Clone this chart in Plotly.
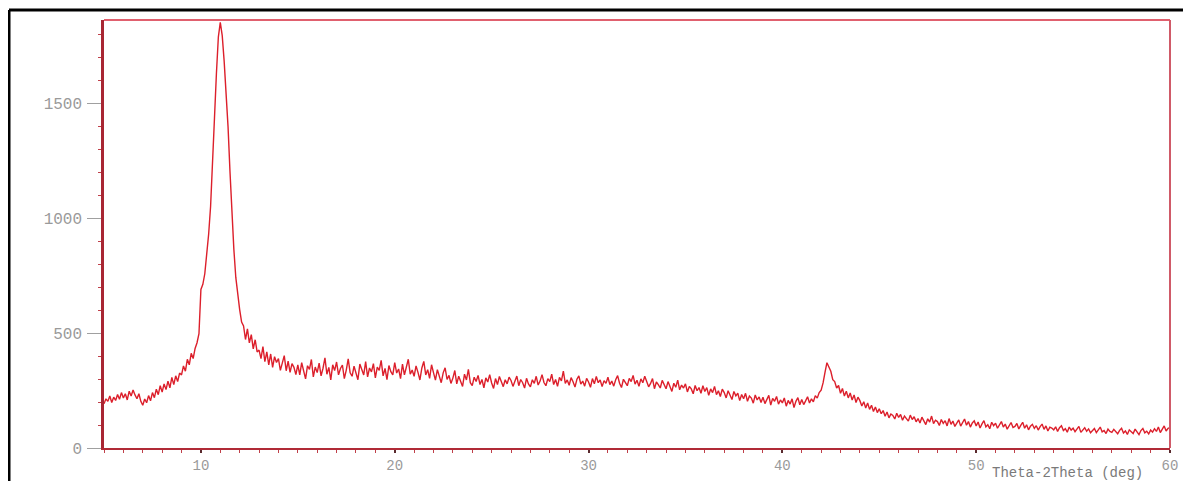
import plotly.graph_objects as go

# 2theta grid: rows of 0.1-degree samples starting at each whole degree
row_start_deg = list(range(5, 61))
step_deg = 0.1

counts_rows = [
    [192, 214, 203, 226, 198, 221, 207, 233, 212, 241],   # 5
    [218, 236, 209, 247, 226, 252, 231, 214, 236, 203],   # 6
    [186, 213, 197, 228, 205, 241, 219, 256, 232, 271],   # 7
    [243, 279, 254, 291, 262, 307, 276, 314, 289, 326],   # 8
    [318, 357, 334, 386, 362, 412, 389, 433, 458, 497],   # 9
    [690, 712, 758, 842, 931, 1052, 1218, 1436, 1628, 1788],  # 10
    [1852, 1794, 1682, 1556, 1398, 1203, 1012, 864, 742, 664],  # 11
    [602, 548, 531, 472, 518, 457, 493, 431, 471, 418],   # 12
    [426, 389, 441, 376, 418, 362, 409, 351, 397, 372],   # 13
    [389, 338, 371, 402, 336, 378, 329, 367, 351, 319],   # 14
    [362, 318, 371, 336, 301, 358, 342, 385, 309, 352],   # 15
    [328, 369, 314, 347, 392, 321, 351, 296, 362, 337],   # 16
    [374, 318, 346, 361, 302, 339, 388, 327, 312, 356],   # 17
    [331, 297, 365, 342, 318, 376, 309, 348, 331, 367],   # 18
    [305, 352, 338, 381, 314, 346, 297, 359, 332, 318],   # 19
    [371, 326, 344, 302, 365, 318, 352, 386, 321, 339],   # 20
    [312, 357, 329, 296, 348, 377, 318, 341, 303, 362],   # 21
    [328, 295, 341, 312, 284, 327, 349, 298, 316, 281],   # 22
    [304, 337, 279, 312, 291, 268, 321, 296, 342, 284],   # 23
    [271, 308, 289, 316, 276, 298, 262, 305, 287, 319],   # 24
    [283, 259, 302, 276, 311, 288, 267, 297, 279, 308],   # 25
    [294, 268, 287, 313, 271, 298, 284, 261, 303, 279],   # 26
    [266, 297, 281, 312, 274, 291, 319, 285, 271, 302],   # 27
    [289, 321, 276, 298, 268, 307, 292, 334, 281, 296],   # 28
    [273, 306, 288, 265, 299, 314, 278, 291, 269, 303],   # 29
    [287, 264, 302, 279, 311, 284, 296, 267, 293, 281],   # 30
    [308, 276, 291, 269, 297, 315, 282, 263, 299, 286],   # 31
    [271, 303, 289, 316, 278, 295, 268, 301, 284, 312],   # 32
    [293, 266, 281, 302, 258, 287, 276, 261, 294, 272],   # 33
    [258, 289, 271, 246, 282, 264, 295, 253, 274, 261],   # 34
    [279, 244, 268, 257, 236, 272, 249, 263, 238, 271],   # 35
    [246, 263, 229, 257, 241, 268, 232, 249, 224, 256],   # 36
    [241, 218, 249, 232, 211, 246, 227, 238, 206, 233],   # 37
    [214, 238, 203, 226, 217, 195, 231, 209, 222, 198],   # 38
    [221, 193, 212, 229, 187, 216, 203, 224, 191, 209],   # 39
    [196, 218, 182, 207, 191, 214, 176, 203, 219, 188],   # 40
    [211, 189, 205, 223, 196, 214, 201, 228, 217, 241],   # 41
    [252, 283, 329, 371, 352, 334, 297, 289, 261, 272],   # 42
    [238, 259, 226, 247, 218, 239, 209, 231, 198, 221],   # 43
    [206, 183, 201, 174, 196, 168, 186, 159, 178, 154],   # 44
    [171, 149, 163, 138, 157, 131, 148, 142, 126, 151],   # 45
    [133, 146, 121, 139, 128, 117, 143, 124, 136, 114],   # 46
    [128, 109, 134, 118, 102, 127, 113, 139, 106, 121],   # 47
    [115, 98, 124, 107, 119, 96, 128, 103, 117, 94],      # 48
    [111, 122, 95, 108, 126, 99, 115, 91, 109, 118],      # 49
    [96, 113, 87, 105, 119, 92, 101, 84, 112, 97],        # 50
    [108, 86, 99, 115, 91, 104, 82, 97, 111, 89],         # 51
    [94, 107, 83, 98, 112, 86, 101, 79, 95, 103],         # 52
    [85, 97, 78, 93, 104, 81, 96, 74, 91, 87],            # 53
    [79, 92, 72, 88, 97, 76, 84, 69, 91, 78],             # 54
    [86, 71, 81, 94, 68, 79, 88, 73, 83, 66],             # 55
    [74, 85, 67, 79, 91, 70, 76, 63, 82, 72],             # 56
    [68, 81, 73, 62, 77, 86, 65, 74, 59, 79],             # 57
    [71, 63, 82, 69, 58, 76, 85, 66, 73, 61],             # 58
    [78, 69, 84, 72, 91, 67, 80, 96, 74, 86],             # 59
    [89],                                                 # 60
]

x_tick_vals = [10, 20, 30, 40, 50, 60]
x_tick_text = ["10", "20", "30", "40", "50", "60"]
y_tick_vals = [0, 500, 1000, 1500]
y_tick_text = ["0", "500", "1000", "1500"]
x_title = "Theta-2Theta (deg)"

two_theta = []
counts = []
for d, row in zip(row_start_deg, counts_rows):
    for i, v in enumerate(row):
        two_theta.append(round(d + i * step_deg, 1))
        counts.append(v)

mono = "Liberation Mono, DejaVu Sans Mono, monospace"
label_color = "#9a9a9a"

# the page body adds an 8px offset; size the figure so the plot area lands
# where the reference has it (x 104..1170, y 20..448 in window pixels)
OFF = 8
fig_w, fig_h = 1191 - OFF, 481 - OFF
pl, pt = 104 - OFF, 20 - OFF
pw, ph = 1066, 428

fig = go.Figure()
fig.add_trace(go.Scatter(
    x=two_theta, y=counts, mode="lines",
    line=dict(color="#dc1f2b", width=1.4),
    hoverinfo="skip", showlegend=False,
))

fig.update_layout(
    width=fig_w, height=fig_h,
    margin=dict(l=pl, r=fig_w - pl - pw, t=pt, b=fig_h - pt - ph, pad=0),
    paper_bgcolor="white", plot_bgcolor="white",
    showlegend=False,
)

fig.update_xaxes(
    range=[5, 60], showgrid=False, zeroline=False, automargin=False,
    showline=True, linecolor="#b02a36", linewidth=2,
    tickmode="array", tickvals=x_tick_vals, ticktext=x_tick_text,
    ticks="outside", ticklen=3, tickwidth=2, tickcolor="#5a2a2e",
    tickfont=dict(family=mono, size=14, color=label_color),
    minor=dict(dtick=1, ticks="outside", ticklen=3, tickcolor="#c0404a", tickwidth=1),
)
fig.update_yaxes(
    range=[0, 1862], showgrid=False, zeroline=False, automargin=False,
    showline=True, linecolor="#a82633", linewidth=2.5,
    tickmode="array", tickvals=y_tick_vals, ticktext=y_tick_text,
    ticks="outside", ticklen=14, tickwidth=1, tickcolor="#a0a0a0",
    ticklabelstandoff=2,
    tickfont=dict(family=mono, size=16, color=label_color),
    minor=dict(dtick=100, ticks="outside", ticklen=3, tickcolor="#c0404a", tickwidth=1),
)

# frame top / right (lighter red)
fig.add_shape(type="line", xref="paper", yref="paper", x0=0, x1=1, y0=1, y1=1,
              line=dict(color="#e0606e", width=2))
fig.add_shape(type="line", xref="paper", yref="paper", x0=1, x1=1, y0=0, y1=1,
              line=dict(color="#d05a68", width=2))

# black outer border of the figure image (top and left), window px (9, 10)
bx = (9 - 104) / pw
by = (448 - 10) / ph
fig.add_shape(type="line", xref="paper", yref="paper",
              x0=bx, x1=1.2, y0=by, y1=by, line=dict(color="black", width=3))
fig.add_shape(type="line", xref="paper", yref="paper",
              x0=bx, x1=bx, y0=by, y1=-0.2, line=dict(color="black", width=3))

fig.add_annotation(
    text=x_title, xref="paper", yref="paper",
    x=(990 - 104) / pw, y=(448 - 473) / ph,
    xanchor="left", yanchor="middle", showarrow=False,
    font=dict(family=mono, size=14, color="#7a7a7a"),
)

fig.write_html("out.html")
——————
Goal = Write out nothing but the lines from the start of the data through the line with "step_deg = 0.1". Leave out the pictures.

Output =
Clone this chart in Plotly.
import plotly.graph_objects as go

# 2theta grid: rows of 0.1-degree samples starting at each whole degree
row_start_deg = list(range(5, 61))
step_deg = 0.1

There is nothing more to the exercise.